- **REQUIRED TASK**
Starting with the first line below, extract each line through the one that contains "import matplotlib.pyplot as plt", inclusive, excluding pictures.

- **DATA**
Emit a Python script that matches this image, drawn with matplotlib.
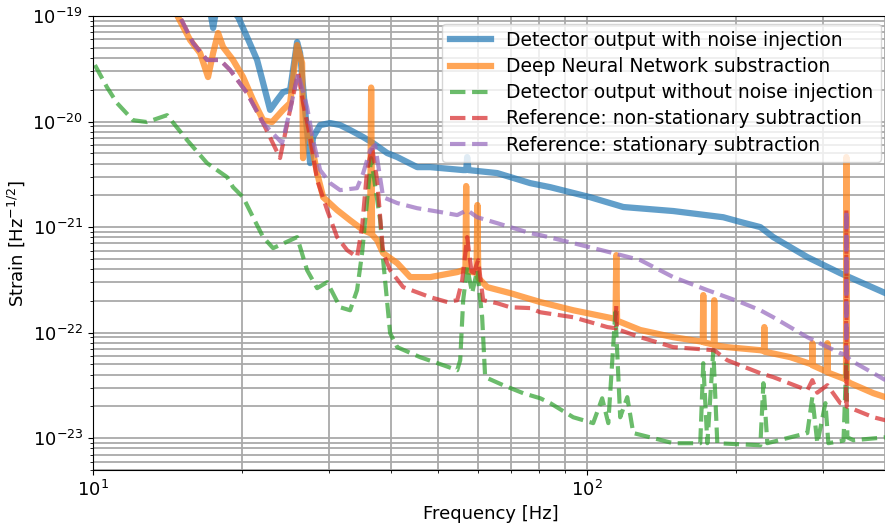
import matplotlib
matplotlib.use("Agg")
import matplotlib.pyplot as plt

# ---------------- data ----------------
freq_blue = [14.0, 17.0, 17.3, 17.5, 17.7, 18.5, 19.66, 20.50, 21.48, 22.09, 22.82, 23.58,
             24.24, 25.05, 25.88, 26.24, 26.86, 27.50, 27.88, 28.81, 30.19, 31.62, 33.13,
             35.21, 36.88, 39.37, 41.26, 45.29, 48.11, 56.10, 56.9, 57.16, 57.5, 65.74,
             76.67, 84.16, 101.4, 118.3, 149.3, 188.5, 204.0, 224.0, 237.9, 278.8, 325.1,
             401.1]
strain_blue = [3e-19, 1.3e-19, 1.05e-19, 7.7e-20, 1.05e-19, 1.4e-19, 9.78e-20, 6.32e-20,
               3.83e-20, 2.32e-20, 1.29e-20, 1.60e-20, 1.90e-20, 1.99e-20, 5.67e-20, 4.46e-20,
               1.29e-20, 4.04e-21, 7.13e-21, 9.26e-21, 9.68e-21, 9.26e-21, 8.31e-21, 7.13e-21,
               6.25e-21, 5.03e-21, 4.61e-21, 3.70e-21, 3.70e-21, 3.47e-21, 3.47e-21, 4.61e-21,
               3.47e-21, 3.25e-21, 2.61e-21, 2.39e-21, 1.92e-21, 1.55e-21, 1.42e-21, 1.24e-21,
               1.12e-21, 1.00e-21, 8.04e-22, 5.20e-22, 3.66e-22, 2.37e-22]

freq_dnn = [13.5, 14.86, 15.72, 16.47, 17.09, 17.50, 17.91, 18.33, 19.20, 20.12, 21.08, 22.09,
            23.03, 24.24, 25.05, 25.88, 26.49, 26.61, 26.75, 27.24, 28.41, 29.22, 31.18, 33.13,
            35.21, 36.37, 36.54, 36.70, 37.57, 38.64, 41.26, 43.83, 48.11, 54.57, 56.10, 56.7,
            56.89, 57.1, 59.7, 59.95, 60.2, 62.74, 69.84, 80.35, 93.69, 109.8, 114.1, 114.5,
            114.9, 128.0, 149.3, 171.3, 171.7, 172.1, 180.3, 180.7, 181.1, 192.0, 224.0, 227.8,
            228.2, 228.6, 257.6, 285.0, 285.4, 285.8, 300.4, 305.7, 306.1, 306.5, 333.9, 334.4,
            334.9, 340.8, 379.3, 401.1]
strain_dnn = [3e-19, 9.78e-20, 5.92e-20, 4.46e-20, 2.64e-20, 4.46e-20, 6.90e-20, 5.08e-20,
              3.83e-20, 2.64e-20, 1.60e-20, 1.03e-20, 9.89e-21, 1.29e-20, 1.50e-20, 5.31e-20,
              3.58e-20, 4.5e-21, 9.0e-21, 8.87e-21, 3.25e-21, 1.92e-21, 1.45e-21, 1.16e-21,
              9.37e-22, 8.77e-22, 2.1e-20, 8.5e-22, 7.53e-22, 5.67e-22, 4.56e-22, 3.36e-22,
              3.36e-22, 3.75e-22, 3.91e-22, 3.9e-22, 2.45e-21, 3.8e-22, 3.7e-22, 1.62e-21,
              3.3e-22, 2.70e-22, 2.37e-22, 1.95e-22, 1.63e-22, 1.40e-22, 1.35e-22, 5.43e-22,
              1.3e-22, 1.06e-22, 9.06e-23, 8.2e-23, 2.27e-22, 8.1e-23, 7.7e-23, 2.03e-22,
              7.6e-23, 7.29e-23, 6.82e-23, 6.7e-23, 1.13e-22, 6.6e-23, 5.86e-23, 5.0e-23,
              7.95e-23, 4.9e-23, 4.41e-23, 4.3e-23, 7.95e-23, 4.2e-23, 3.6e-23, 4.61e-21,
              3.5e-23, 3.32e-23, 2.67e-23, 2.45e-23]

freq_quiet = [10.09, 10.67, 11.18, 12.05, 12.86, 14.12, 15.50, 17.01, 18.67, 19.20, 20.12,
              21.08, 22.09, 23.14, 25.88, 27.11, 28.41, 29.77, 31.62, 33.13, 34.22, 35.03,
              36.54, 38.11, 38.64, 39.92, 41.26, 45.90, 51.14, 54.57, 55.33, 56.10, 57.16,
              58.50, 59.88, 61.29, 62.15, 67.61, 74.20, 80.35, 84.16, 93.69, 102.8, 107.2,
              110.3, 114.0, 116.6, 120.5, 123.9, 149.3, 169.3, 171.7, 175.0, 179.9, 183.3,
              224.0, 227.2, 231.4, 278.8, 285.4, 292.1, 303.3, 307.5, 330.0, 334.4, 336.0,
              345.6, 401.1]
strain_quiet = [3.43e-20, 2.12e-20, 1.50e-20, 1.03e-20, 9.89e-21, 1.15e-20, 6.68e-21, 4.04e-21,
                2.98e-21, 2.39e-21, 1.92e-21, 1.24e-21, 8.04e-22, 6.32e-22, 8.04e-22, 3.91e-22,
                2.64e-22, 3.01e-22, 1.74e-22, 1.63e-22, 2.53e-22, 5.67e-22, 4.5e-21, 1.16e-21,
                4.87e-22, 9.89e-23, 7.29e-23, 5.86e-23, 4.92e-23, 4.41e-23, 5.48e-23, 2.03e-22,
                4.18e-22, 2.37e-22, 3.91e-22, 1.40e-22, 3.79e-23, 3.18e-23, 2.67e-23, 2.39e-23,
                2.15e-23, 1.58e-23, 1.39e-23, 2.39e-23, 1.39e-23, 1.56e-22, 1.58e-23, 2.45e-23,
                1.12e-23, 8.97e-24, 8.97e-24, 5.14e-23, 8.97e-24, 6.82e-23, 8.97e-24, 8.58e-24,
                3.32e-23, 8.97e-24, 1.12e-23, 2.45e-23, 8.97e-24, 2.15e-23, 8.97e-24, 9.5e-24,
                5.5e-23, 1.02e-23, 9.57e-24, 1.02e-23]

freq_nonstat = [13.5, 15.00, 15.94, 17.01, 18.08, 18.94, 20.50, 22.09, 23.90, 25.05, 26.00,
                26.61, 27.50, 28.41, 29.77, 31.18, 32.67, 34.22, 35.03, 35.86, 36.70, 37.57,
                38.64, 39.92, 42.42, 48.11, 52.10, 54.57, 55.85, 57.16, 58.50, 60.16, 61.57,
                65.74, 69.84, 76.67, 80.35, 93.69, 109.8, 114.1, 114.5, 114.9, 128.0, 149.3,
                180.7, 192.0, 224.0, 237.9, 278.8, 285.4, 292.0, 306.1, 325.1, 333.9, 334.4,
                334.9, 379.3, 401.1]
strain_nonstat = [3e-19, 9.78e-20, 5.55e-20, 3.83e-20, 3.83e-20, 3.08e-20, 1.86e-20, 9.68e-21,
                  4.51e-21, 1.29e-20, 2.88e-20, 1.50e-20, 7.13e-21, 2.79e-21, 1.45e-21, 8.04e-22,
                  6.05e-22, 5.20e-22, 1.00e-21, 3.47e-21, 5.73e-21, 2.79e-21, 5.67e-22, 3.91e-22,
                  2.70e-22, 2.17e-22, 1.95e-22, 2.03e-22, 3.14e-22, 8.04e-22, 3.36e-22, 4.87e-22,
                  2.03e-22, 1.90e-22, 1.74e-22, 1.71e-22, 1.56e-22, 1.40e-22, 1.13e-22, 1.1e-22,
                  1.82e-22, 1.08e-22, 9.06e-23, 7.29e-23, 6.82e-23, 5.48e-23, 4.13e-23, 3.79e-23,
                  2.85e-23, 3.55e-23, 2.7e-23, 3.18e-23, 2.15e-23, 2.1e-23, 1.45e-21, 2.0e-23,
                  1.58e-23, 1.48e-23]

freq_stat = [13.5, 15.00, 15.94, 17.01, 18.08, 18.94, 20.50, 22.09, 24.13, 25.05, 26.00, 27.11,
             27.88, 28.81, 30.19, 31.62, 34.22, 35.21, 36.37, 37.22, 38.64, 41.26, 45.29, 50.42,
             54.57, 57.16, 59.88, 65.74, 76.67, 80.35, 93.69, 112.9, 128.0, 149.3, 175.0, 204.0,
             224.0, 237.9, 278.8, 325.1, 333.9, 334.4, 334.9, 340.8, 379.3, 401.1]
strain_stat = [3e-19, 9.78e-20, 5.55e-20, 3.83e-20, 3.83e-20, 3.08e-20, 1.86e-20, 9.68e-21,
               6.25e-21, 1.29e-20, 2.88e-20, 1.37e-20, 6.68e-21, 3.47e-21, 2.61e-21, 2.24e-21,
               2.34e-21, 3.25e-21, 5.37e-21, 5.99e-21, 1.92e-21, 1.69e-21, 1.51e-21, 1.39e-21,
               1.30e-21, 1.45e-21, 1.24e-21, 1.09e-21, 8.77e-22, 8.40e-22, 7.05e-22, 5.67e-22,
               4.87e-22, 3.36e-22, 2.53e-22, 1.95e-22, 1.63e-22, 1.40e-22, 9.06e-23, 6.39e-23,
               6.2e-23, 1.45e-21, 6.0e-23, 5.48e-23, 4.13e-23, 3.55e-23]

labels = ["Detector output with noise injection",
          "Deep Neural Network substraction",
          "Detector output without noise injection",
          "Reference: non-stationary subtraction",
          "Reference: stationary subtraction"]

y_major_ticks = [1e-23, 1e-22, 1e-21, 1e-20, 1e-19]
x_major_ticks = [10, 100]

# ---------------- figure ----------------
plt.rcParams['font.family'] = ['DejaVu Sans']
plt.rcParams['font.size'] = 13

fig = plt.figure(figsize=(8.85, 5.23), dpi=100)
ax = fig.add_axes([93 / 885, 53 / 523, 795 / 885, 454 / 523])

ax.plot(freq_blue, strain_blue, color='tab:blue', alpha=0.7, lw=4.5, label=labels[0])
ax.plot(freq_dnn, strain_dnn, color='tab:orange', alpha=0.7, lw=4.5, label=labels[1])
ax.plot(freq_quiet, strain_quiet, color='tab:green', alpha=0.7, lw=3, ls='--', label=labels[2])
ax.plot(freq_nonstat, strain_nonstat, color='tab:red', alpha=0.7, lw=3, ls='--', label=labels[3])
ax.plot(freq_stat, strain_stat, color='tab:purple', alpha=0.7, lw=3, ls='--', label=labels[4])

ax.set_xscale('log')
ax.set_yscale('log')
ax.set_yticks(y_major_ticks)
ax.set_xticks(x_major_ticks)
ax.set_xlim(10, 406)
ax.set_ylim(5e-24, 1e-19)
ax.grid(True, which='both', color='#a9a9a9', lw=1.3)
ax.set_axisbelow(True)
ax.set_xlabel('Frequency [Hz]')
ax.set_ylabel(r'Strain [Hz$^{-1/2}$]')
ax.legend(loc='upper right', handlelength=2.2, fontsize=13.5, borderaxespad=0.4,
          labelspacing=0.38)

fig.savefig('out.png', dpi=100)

- **RESPONSE TO THIS EXERCISE**
Emit a Python script that matches this image, drawn with matplotlib.
import matplotlib
matplotlib.use("Agg")
import matplotlib.pyplot as plt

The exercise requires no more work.